8) Do not ask a woman for advice on conventionally manly things. Gender differences are a reality and not a social construct. And do them. Should you go for a hike or make a tiring streak of cold calls next week is upto you, but realize that doing them will make you feel the challenge that reality is and will force the man in you outside his cave. Push yourself to do such things, then retreat and rest when you tire out. This is the cycle of manhood and you will achieve true tranquility when you crash in your bed at the end of the day, knowing that it wasn't slavery but self discipline and drive.

9) You cannot self actualize if you cannot achieve you basic needs - Food, exercise, sex and rest. We are animals first and humans later. Honor this fact.

10) Have empathy for women. You maybe angry at them, but how is it that so many women are "behaving badly" on such a massive scale? That's because they're playing a game hard wired in them and they are doing what comes naturally to someone having a hypergamic sexual strategy. Your job now is to understand your own game and play it to the best ability you can. Being red pill aware already gives you a nice enough shield, and your own initiatives will give you the sword to wield in the war that is SMP. Play your own game.

11) Social shaming is the primary weapon of feminine imperative. Don't do anything that you don't value or doesn't benefit you.Have an understanding of social contracts; That is frame and that is everything. Sexual strategy is amoral. Read the sidebar.
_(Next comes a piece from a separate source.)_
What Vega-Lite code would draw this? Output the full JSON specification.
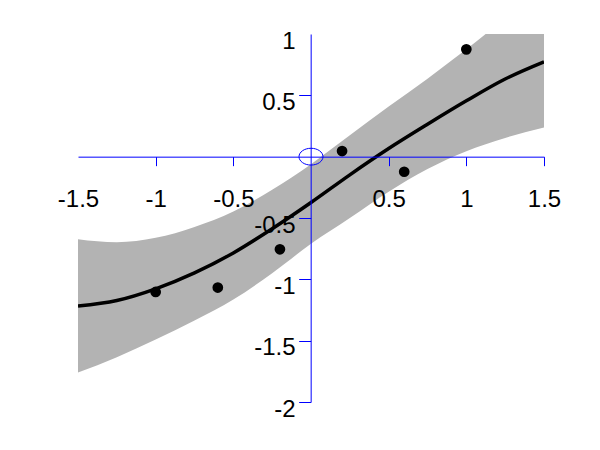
{
  "$schema": "https://vega.github.io/schema/vega-lite/v6.json",
  "width": 466,
  "height": 368,
  "autosize": "none",
  "padding": {"left": 78, "top": 34, "right": 56, "bottom": 48},
  "background": "white",
  "config": {"view": {"stroke": null}},
  "datasets": {
    "band": [
      {"x": -1.5, "y": -1.76, "y2": -0.673},
      {"x": -1.25, "y": -1.635, "y2": -0.698},
      {"x": -1.0, "y": -1.49, "y2": -0.662},
      {"x": -0.75, "y": -1.335, "y2": -0.573},
      {"x": -0.5, "y": -1.165, "y2": -0.447},
      {"x": -0.25, "y": -0.95, "y2": -0.27},
      {"x": 0, "y": -0.71, "y2": -0.061},
      {"x": 0.25, "y": -0.5, "y2": 0.174},
      {"x": 0.5, "y": -0.285, "y2": 0.408},
      {"x": 0.75, "y": -0.1, "y2": 0.635},
      {"x": 1.0, "y": 0.045, "y2": 0.875},
      {"x": 1.25, "y": 0.153, "y2": 1.12},
      {"x": 1.5, "y": 0.238, "y2": 1.31}
    ],
    "curve": [
      {"x": -1.5, "y": -1.217},
      {"x": -1.25, "y": -1.172},
      {"x": -1.0, "y": -1.077},
      {"x": -0.75, "y": -0.947},
      {"x": -0.5, "y": -0.785},
      {"x": -0.25, "y": -0.588},
      {"x": 0, "y": -0.374},
      {"x": 0.25, "y": -0.148},
      {"x": 0.5, "y": 0.066},
      {"x": 0.75, "y": 0.264},
      {"x": 1.0, "y": 0.455},
      {"x": 1.25, "y": 0.633},
      {"x": 1.5, "y": 0.773}
    ],
    "obs": [
      {"x": -1.0, "y": -1.103},
      {"x": -0.6, "y": -1.067},
      {"x": -0.2, "y": -0.755},
      {"x": 0.2, "y": 0.046},
      {"x": 0.6, "y": -0.123},
      {"x": 1.0, "y": 0.875}
    ],
    "origin": [{"x": 0, "y": 0}]
  },
  "encoding": {
    "x": {
      "field": "x", "type": "quantitative",
      "scale": {"domain": [-1.5, 1.5], "nice": false, "zero": false},
      "axis": {
        "title": null, "offset": -245.33, "values": [-1.5, -1, -0.5, 0.5, 1, 1.5],
        "grid": false, "zindex": 1,
        "domainColor": "#0000ff", "domainWidth": 1,
        "tickColor": "#0000ff", "tickWidth": 1, "tickSize": 9,
        "tickOpacity": {"condition": {"test": "datum.value == -1.5", "value": 0}, "value": 1},
        "labelFont": "Liberation Sans", "labelFontSize": 24, "labelColor": "black",
        "labelPadding": 22, "labelFlush": false, "labelOverlap": false, "labelBound": false,
        "labelExpr": "'' + datum.value"
      }
    },
    "y": {
      "field": "y", "type": "quantitative",
      "scale": {"domain": [-2, 1], "nice": false, "zero": false},
      "axis": {
        "title": null, "offset": -232.67, "values": [1, 0.5, -0.5, -1, -1.5, -2],
        "grid": false, "zindex": 1,
        "domainColor": "#0000ff", "domainWidth": 1,
        "tickColor": "#0000ff", "tickWidth": 1, "tickSize": 12,
        "tickOpacity": {"condition": {"test": "datum.value == 1", "value": 0}, "value": 1},
        "labelFont": "Liberation Sans", "labelFontSize": 24, "labelColor": "black",
        "labelPadding": 3.6, "labelOffset": 7, "labelBaseline": "middle",
        "labelFlush": false, "labelOverlap": false, "labelBound": false,
        "labelExpr": "'' + datum.value"
      }
    }
  },
  "layer": [
    {
      "data": {"name": "band"},
      "mark": {"type": "area", "color": "#b3b3b3", "opacity": 1, "interpolate": "monotone", "clip": true},
      "encoding": {"y2": {"field": "y2"}}
    },
    {
      "data": {"name": "curve"},
      "mark": {"type": "line", "color": "black", "strokeWidth": 3.5, "interpolate": "monotone", "clip": true}
    },
    {
      "data": {"name": "origin"},
      "mark": {
        "type": "point", "filled": false, "stroke": "#0000ff", "strokeWidth": 1, "opacity": 1, "size": 576,
        "shape": "M -1 0 C -1 -0.3866 -0.5523 -0.7 0 -0.7 C 0.5523 -0.7 1 -0.3866 1 0 C 1 0.3866 0.5523 0.7 0 0.7 C -0.5523 0.7 -1 0.3866 -1 0 Z"
      }
    },
    {
      "data": {"name": "obs"},
      "mark": {"type": "circle", "color": "black", "opacity": 1, "size": 115}
    }
  ]
}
12) Try to maximize flow - it will show in the rest of your life. Do what interests you, unashamedly and block out the rest of the world when you do it. It is when you loose both yourself and the world simultaneously, will you truly find happiness.

13) Happiness is not pleasure. Understand the difference between those two.

14) Have compassion for yourself and others. You're ok and so are others as well. You're enough.

15) Read a lot. But more importantly write. Write to yourself and write for yourself.

16) Trying to convince someone using words is often inefficient and a waste of time. Don't tell, show. Preach by doing. Also learn by actions more than words.

17) Value your time the most.

I guess this turned out to be quiet long and i apologize for the lack of brevity. Want to thank you guys once again for all the wisdom that you have given, and would like to keep learning and giving back.

It's been a long road, but still miles to go before i sleep.